### Objective
Copy the listing verbatim, excluding any images found in it.

** Start of Supplied material **

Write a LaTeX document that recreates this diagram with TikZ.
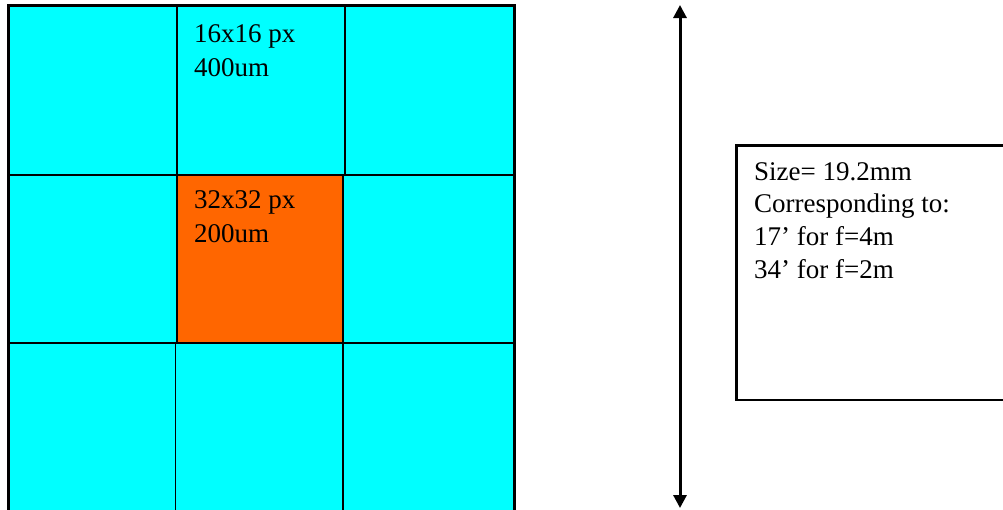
\documentclass[tikz,border=0pt]{standalone}
\usepackage{fontspec}
\setmainfont{Liberation Serif}
\usetikzlibrary{arrows.meta}

\definecolor{pixcyan}{HTML}{00FFFF}
\definecolor{pixorange}{HTML}{FF6600}

\tikzset{
  gridline/.style={line width=2pt},
  border/.style={line width=3pt},
  lbl/.style={anchor=north west, align=left, inner sep=0pt,
    font=\fontsize{27}{34.6}\selectfont},
  boxlbl/.style={lbl, font=\fontsize{27}{32.7}\selectfont},
}

\begin{document}
\begin{tikzpicture}[x=1pt,y=-1pt]
\useasboundingbox (0,0) rectangle (1003,509);
\clip (0,0) rectangle (1003,509);

% pixel grid
\fill[pixcyan] (8,5) rectangle (514,520);
\fill[pixorange] (177,174.5) rectangle (343,342.5);
\draw[gridline] (8,174.5) -- (514,174.5) (8,342.5) -- (514,342.5);
\draw[gridline] (177,5) -- (177,342.5) (345,5) -- (345,174.5)
                (343,174.5) -- (343,520);
\draw[line width=1.2pt] (175.5,342.5) -- (175.5,520);
\draw[border] (8,520) -- (8,5) -- (514,5) -- (514,520);

\node[lbl] (big) at (194,24) {16x16 px\\400um};
\node[lbl] (small) at (194,190) {32x32 px\\200um};

% size arrow
\coordinate (up) at (680,5);
\coordinate (down) at (680,508);
\draw[line width=3pt, {Triangle[length=13pt,width=13pt]}-{Triangle[length=13pt,width=13pt]}]
  (up) -- (down);

% info box
\draw[line width=2.5pt] (1020,145.5) -- (736.5,145.5) -- (736.5,400) -- (1020,400);
\node[boxlbl] (info) at (754,162)
  {Size= 19.2mm\\Corresponding to:\\17’ for f=4m\\34’ for f=2m};
\end{tikzpicture}
\end{document}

** End of Supplied material **

### Task answer
Write a LaTeX document that recreates this diagram with TikZ.
\documentclass[tikz,border=0pt]{standalone}
\usepackage{fontspec}
\setmainfont{Liberation Serif}
\usetikzlibrary{arrows.meta}

\definecolor{pixcyan}{HTML}{00FFFF}
\definecolor{pixorange}{HTML}{FF6600}

\tikzset{
  gridline/.style={line width=2pt},
  border/.style={line width=3pt},
  lbl/.style={anchor=north west, align=left, inner sep=0pt,
    font=\fontsize{27}{34.6}\selectfont},
  boxlbl/.style={lbl, font=\fontsize{27}{32.7}\selectfont},
}

\begin{document}
\begin{tikzpicture}[x=1pt,y=-1pt]
\useasboundingbox (0,0) rectangle (1003,509);
\clip (0,0) rectangle (1003,509);

% pixel grid
\fill[pixcyan] (8,5) rectangle (514,520);
\fill[pixorange] (177,174.5) rectangle (343,342.5);
\draw[gridline] (8,174.5) -- (514,174.5) (8,342.5) -- (514,342.5);
\draw[gridline] (177,5) -- (177,342.5) (345,5) -- (345,174.5)
                (343,174.5) -- (343,520);
\draw[line width=1.2pt] (175.5,342.5) -- (175.5,520);
\draw[border] (8,520) -- (8,5) -- (514,5) -- (514,520);

\node[lbl] (big) at (194,24) {16x16 px\\400um};
\node[lbl] (small) at (194,190) {32x32 px\\200um};

% size arrow
\coordinate (up) at (680,5);
\coordinate (down) at (680,508);
\draw[line width=3pt, {Triangle[length=13pt,width=13pt]}-{Triangle[length=13pt,width=13pt]}]
  (up) -- (down);

% info box
\draw[line width=2.5pt] (1020,145.5) -- (736.5,145.5) -- (736.5,400) -- (1020,400);
\node[boxlbl] (info) at (754,162)
  {Size= 19.2mm\\Corresponding to:\\17’ for f=4m\\34’ for f=2m};
\end{tikzpicture}
\end{document}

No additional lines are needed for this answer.